Interface. Google goes for the simple-but-usable approach. But Konfabulator pulled off all stops to make it the interface as elegant (and as OS X-like?) as possible. You can run Widgets and have the applets float just about anywhere you like, whether on top of other windows, underneath, as regular Windows, or hidden until called for.
Widgets’ heads-up-display (HUD, formerly known as Konsposé, actually a play on Mac’s “Exposé” functionality) shows you all your running and background Widgets at a press of a button. Gadgets can only be docked on the Google Desktop Sidebar, and you’d have to select them one by one to display.
Yahoo! gets the point on this one, too.
My conclusion
So for me, I would go all out for Yahoo! Widgets if only I weren’t overly dependent on Google applications in my everyday life (I use Gmail, Gtalk, Gcalendar, Gnotebook, G everything, and the only Yahoo! services I use are YM and Flickr). So I usually run both, system resources permitting. I tend to use Widgets more frequently, as they are more easily accessible. But really, after the novelty has worn out, these usually tend to serve only as eye candy, unless you have some compulsive need to have your information available on hand all the time.

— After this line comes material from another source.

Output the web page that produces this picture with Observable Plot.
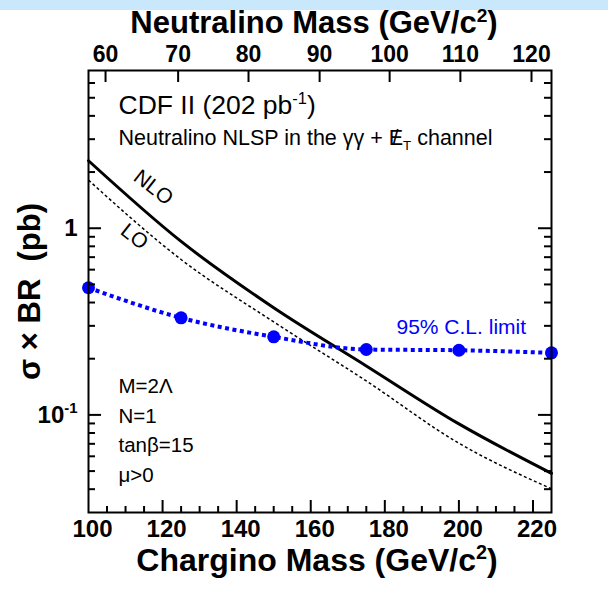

Considering that both Yahoo! Widget Engine and Google Desktop Search are quite the memory- and resource-hogs, I usually relegate these for working on my dekstop. On my laptop, where every bit of extra system resource is precious, I’d rather use my Web browser to access all of these information otherwise also accessible via Widgets or Gadgets (hey, isn’t Firefox a resource hog, too? Exactly!).